Health checks are implemented using two change kinds:

* `perform-check`: drives the check while it's "up". The change finishes when the number of failures hits the threshold, at which point the change switches to Error status and a `recover-check` change is spawned. Each check failure records a task log.
* `recover-check`: drives the check while it's "down". The change finishes when the check starts succeeding again, at which point the change switches to Done status and a new `perform-check` change is spawned.
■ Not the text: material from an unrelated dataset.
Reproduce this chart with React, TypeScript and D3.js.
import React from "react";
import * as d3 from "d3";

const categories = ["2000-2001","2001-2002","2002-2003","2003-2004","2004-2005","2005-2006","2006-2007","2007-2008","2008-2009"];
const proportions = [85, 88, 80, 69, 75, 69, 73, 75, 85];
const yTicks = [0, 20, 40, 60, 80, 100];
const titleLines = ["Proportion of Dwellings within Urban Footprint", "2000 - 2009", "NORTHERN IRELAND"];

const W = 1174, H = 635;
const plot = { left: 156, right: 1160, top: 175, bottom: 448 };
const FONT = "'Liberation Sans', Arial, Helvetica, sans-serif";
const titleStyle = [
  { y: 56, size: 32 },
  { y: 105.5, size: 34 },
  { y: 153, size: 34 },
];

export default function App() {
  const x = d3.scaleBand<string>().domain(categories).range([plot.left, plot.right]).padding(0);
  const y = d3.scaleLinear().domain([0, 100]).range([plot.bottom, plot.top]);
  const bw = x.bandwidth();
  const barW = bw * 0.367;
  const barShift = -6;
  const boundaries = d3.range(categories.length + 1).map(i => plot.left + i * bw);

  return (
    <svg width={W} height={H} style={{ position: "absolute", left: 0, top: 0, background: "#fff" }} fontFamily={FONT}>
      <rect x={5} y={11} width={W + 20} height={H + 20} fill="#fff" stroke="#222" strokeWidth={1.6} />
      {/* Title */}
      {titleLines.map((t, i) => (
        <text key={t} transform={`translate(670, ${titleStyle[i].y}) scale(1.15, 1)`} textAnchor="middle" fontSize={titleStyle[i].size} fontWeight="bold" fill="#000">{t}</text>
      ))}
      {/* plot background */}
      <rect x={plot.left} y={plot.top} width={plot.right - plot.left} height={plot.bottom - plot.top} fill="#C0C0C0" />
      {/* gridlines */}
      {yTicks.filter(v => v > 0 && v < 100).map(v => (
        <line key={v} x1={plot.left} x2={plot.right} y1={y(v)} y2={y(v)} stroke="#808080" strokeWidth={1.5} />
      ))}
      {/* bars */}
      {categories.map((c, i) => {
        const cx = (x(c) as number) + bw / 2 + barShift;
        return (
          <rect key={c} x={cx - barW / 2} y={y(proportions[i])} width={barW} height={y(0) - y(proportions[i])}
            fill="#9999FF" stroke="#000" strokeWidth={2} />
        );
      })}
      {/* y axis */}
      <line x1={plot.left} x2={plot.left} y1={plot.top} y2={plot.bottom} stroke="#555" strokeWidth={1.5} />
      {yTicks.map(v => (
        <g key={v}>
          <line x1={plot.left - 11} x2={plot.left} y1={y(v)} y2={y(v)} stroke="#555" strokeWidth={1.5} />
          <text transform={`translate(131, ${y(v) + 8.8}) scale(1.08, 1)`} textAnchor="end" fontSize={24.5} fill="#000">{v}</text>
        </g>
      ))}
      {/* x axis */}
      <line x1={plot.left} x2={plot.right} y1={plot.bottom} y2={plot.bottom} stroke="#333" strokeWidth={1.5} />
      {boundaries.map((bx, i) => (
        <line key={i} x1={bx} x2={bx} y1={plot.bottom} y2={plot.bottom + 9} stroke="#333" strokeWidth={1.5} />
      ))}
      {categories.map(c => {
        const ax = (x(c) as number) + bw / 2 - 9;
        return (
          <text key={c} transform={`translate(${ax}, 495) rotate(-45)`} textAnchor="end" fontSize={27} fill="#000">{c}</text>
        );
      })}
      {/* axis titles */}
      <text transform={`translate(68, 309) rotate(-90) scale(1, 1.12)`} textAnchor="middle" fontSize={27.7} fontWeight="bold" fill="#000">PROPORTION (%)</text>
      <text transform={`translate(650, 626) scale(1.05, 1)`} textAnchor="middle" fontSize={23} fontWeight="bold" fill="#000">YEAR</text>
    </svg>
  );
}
Again, each check failure records a task log.

## Health endpoint

If the `--http` option was given when starting `pebble run`, Pebble exposes a `/v1/health` HTTP endpoint that allows a user to query the health of configured checks, optionally filtered by check level with the query string `?level=<level>` This endpoint returns an HTTP 200 status if the checks are healthy, HTTP 502 otherwise.

Each check can specify a `level` of "alive" or "ready". These have semantic meaning: "alive" means the check or the service it's connected to is up and running; "ready" means it's properly accepting network traffic. These correspond to [Kubernetes "liveness" and "readiness" probes](https://kubernetes.io/docs/tasks/configure-pod-container/configure-liveness-readiness-startup-probes/).

The tool running the Pebble server can make use of this, for example, under Kubernetes you could initialize its liveness and readiness probes to hit Pebble's `/v1/health` endpoint with `?level=alive` and `?level=ready` filters, respectively.

If only a "ready" check or only an "alive" check is configured, ready implies alive, and not-alive implies not-ready. If you've configured an "alive" check but no "ready" check, and the "alive" check is unhealthy, `/v1/health?level=ready` will report unhealthy as well, and the Kubernetes readiness probe will act on that.

On the other hand, not-ready does not imply not-alive: if you've configured a "ready" check but no "alive" check, and the "ready" check is unhealthy, `/v1/health?level=alive` will still report healthy.

If there are no checks configured, the `/v1/health` endpoint returns HTTP 200 so the liveness and readiness probes are successful by default. To use this feature, you must explicitly create checks with `level: alive` or `level: ready` in the layer configuration.